**Supplied material**
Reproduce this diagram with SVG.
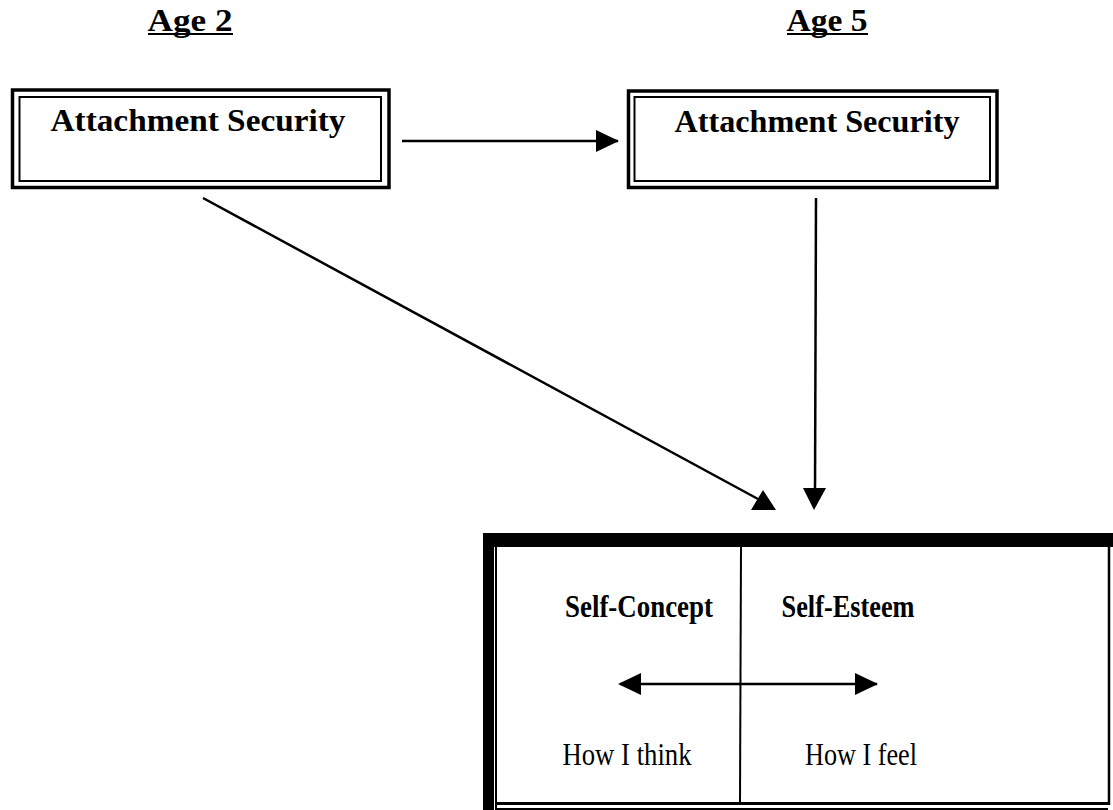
<svg xmlns="http://www.w3.org/2000/svg" width="1113" height="810" viewBox="0 0 1113 810">
<style>
  .t { font-family: "Liberation Serif", "Times New Roman", serif; fill: #000; }
  .b { font-weight: bold; }
  .ln { stroke: #000; stroke-width: 2.5; fill: none; }
  .outer { stroke: #000; stroke-width: 3.5; fill: #fff; }
  .inner { stroke: #000; stroke-width: 2; fill: none; }
</style>
<defs>
  <marker id="ah" markerWidth="24" markerHeight="22" refX="22" refY="11" orient="auto" markerUnits="userSpaceOnUse">
    <path d="M0,0 L23,11 L0,22 Z" fill="#000"/>
  </marker>
  <marker id="ahs" markerWidth="24" markerHeight="22" refX="2" refY="11" orient="auto" markerUnits="userSpaceOnUse">
    <path d="M23,0 L0,11 L23,22 Z" fill="#000"/>
  </marker>
</defs>
<rect width="1113" height="810" fill="#fff"/>

<g id="labels">
  <text class="t b" x="190" y="31" font-size="31" text-anchor="middle" textLength="85" lengthAdjust="spacingAndGlyphs">Age 2</text>
  <line x1="148" y1="34" x2="233" y2="34" stroke="#000" stroke-width="2"/>
  <text class="t b" x="827" y="31" font-size="31" text-anchor="middle" textLength="81" lengthAdjust="spacingAndGlyphs">Age 5</text>
  <line x1="787" y1="34" x2="868" y2="34" stroke="#000" stroke-width="2"/>
</g>

<g id="node-attach2">
  <rect class="outer" x="12.5" y="90" width="376.5" height="97.5"/>
  <rect class="inner" x="19.5" y="97" width="361.5" height="84"/>
  <text class="t b" x="198" y="131" font-size="31" text-anchor="middle" textLength="295" lengthAdjust="spacingAndGlyphs">Attachment Security</text>
</g>

<g id="node-attach5">
  <rect class="outer" x="628.5" y="91" width="368.5" height="96.5"/>
  <rect class="inner" x="634.5" y="97" width="355.5" height="84"/>
  <text class="t b" x="817" y="132" font-size="31" text-anchor="middle" textLength="285" lengthAdjust="spacingAndGlyphs">Attachment Security</text>
</g>

<g id="node-self">
  <path d="M483,533 H1113 V810 H483 Z M497,547 V802 H1108 V547 Z" fill="#000" fill-rule="evenodd"/>
  <rect x="497" y="547" width="611" height="255" fill="#fff"/>
  <line x1="494.5" y1="547" x2="494.5" y2="810" stroke="#fff" stroke-width="1"/>
  <line x1="497" y1="805.5" x2="1108" y2="805.5" stroke="#fff" stroke-width="5"/>
  <line x1="1110.5" y1="547" x2="1110.5" y2="810" stroke="#fff" stroke-width="5"/>
  <line x1="497" y1="803.5" x2="1110" y2="803.5" stroke="#000" stroke-width="3"/>
  <line x1="1109" y1="547" x2="1109" y2="805" stroke="#000" stroke-width="2.5"/>
  <line x1="741" y1="547" x2="740" y2="802" stroke="#000" stroke-width="2"/>
  <text class="t b" x="639" y="617" font-size="31" text-anchor="middle" textLength="148" lengthAdjust="spacingAndGlyphs">Self-Concept</text>
  <text class="t b" x="848" y="617" font-size="31" text-anchor="middle" textLength="133" lengthAdjust="spacingAndGlyphs">Self-Esteem</text>
  <text class="t" x="627" y="765" font-size="31" text-anchor="middle" textLength="129" lengthAdjust="spacingAndGlyphs">How I think</text>
  <text class="t" x="861" y="765" font-size="31" text-anchor="middle" textLength="112" lengthAdjust="spacingAndGlyphs">How I feel</text>
</g>

<g id="connectors">
  <line class="ln" x1="402" y1="141" x2="618" y2="141" marker-end="url(#ah)"/>
  <line class="ln" x1="203" y1="198" x2="758" y2="499"/>
  <polygon points="751,510 776,510 763,490" fill="#000"/>
  <line class="ln" x1="816" y1="198" x2="815" y2="492"/>
  <polygon points="803,488 826,488 814,510" fill="#000"/>
  <line class="ln" x1="620" y1="684" x2="877" y2="684" marker-start="url(#ahs)" marker-end="url(#ah)"/>
</g>
</svg>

**Requirements**
Every line above should be returned exactly; the pictures stay out.

**Solution**
Reproduce this diagram with SVG.
<svg xmlns="http://www.w3.org/2000/svg" width="1113" height="810" viewBox="0 0 1113 810">
<style>
  .t { font-family: "Liberation Serif", "Times New Roman", serif; fill: #000; }
  .b { font-weight: bold; }
  .ln { stroke: #000; stroke-width: 2.5; fill: none; }
  .outer { stroke: #000; stroke-width: 3.5; fill: #fff; }
  .inner { stroke: #000; stroke-width: 2; fill: none; }
</style>
<defs>
  <marker id="ah" markerWidth="24" markerHeight="22" refX="22" refY="11" orient="auto" markerUnits="userSpaceOnUse">
    <path d="M0,0 L23,11 L0,22 Z" fill="#000"/>
  </marker>
  <marker id="ahs" markerWidth="24" markerHeight="22" refX="2" refY="11" orient="auto" markerUnits="userSpaceOnUse">
    <path d="M23,0 L0,11 L23,22 Z" fill="#000"/>
  </marker>
</defs>
<rect width="1113" height="810" fill="#fff"/>

<g id="labels">
  <text class="t b" x="190" y="31" font-size="31" text-anchor="middle" textLength="85" lengthAdjust="spacingAndGlyphs">Age 2</text>
  <line x1="148" y1="34" x2="233" y2="34" stroke="#000" stroke-width="2"/>
  <text class="t b" x="827" y="31" font-size="31" text-anchor="middle" textLength="81" lengthAdjust="spacingAndGlyphs">Age 5</text>
  <line x1="787" y1="34" x2="868" y2="34" stroke="#000" stroke-width="2"/>
</g>

<g id="node-attach2">
  <rect class="outer" x="12.5" y="90" width="376.5" height="97.5"/>
  <rect class="inner" x="19.5" y="97" width="361.5" height="84"/>
  <text class="t b" x="198" y="131" font-size="31" text-anchor="middle" textLength="295" lengthAdjust="spacingAndGlyphs">Attachment Security</text>
</g>

<g id="node-attach5">
  <rect class="outer" x="628.5" y="91" width="368.5" height="96.5"/>
  <rect class="inner" x="634.5" y="97" width="355.5" height="84"/>
  <text class="t b" x="817" y="132" font-size="31" text-anchor="middle" textLength="285" lengthAdjust="spacingAndGlyphs">Attachment Security</text>
</g>

<g id="node-self">
  <path d="M483,533 H1113 V810 H483 Z M497,547 V802 H1108 V547 Z" fill="#000" fill-rule="evenodd"/>
  <rect x="497" y="547" width="611" height="255" fill="#fff"/>
  <line x1="494.5" y1="547" x2="494.5" y2="810" stroke="#fff" stroke-width="1"/>
  <line x1="497" y1="805.5" x2="1108" y2="805.5" stroke="#fff" stroke-width="5"/>
  <line x1="1110.5" y1="547" x2="1110.5" y2="810" stroke="#fff" stroke-width="5"/>
  <line x1="497" y1="803.5" x2="1110" y2="803.5" stroke="#000" stroke-width="3"/>
  <line x1="1109" y1="547" x2="1109" y2="805" stroke="#000" stroke-width="2.5"/>
  <line x1="741" y1="547" x2="740" y2="802" stroke="#000" stroke-width="2"/>
  <text class="t b" x="639" y="617" font-size="31" text-anchor="middle" textLength="148" lengthAdjust="spacingAndGlyphs">Self-Concept</text>
  <text class="t b" x="848" y="617" font-size="31" text-anchor="middle" textLength="133" lengthAdjust="spacingAndGlyphs">Self-Esteem</text>
  <text class="t" x="627" y="765" font-size="31" text-anchor="middle" textLength="129" lengthAdjust="spacingAndGlyphs">How I think</text>
  <text class="t" x="861" y="765" font-size="31" text-anchor="middle" textLength="112" lengthAdjust="spacingAndGlyphs">How I feel</text>
</g>

<g id="connectors">
  <line class="ln" x1="402" y1="141" x2="618" y2="141" marker-end="url(#ah)"/>
  <line class="ln" x1="203" y1="198" x2="758" y2="499"/>
  <polygon points="751,510 776,510 763,490" fill="#000"/>
  <line class="ln" x1="816" y1="198" x2="815" y2="492"/>
  <polygon points="803,488 826,488 814,510" fill="#000"/>
  <line class="ln" x1="620" y1="684" x2="877" y2="684" marker-start="url(#ahs)" marker-end="url(#ah)"/>
</g>
</svg>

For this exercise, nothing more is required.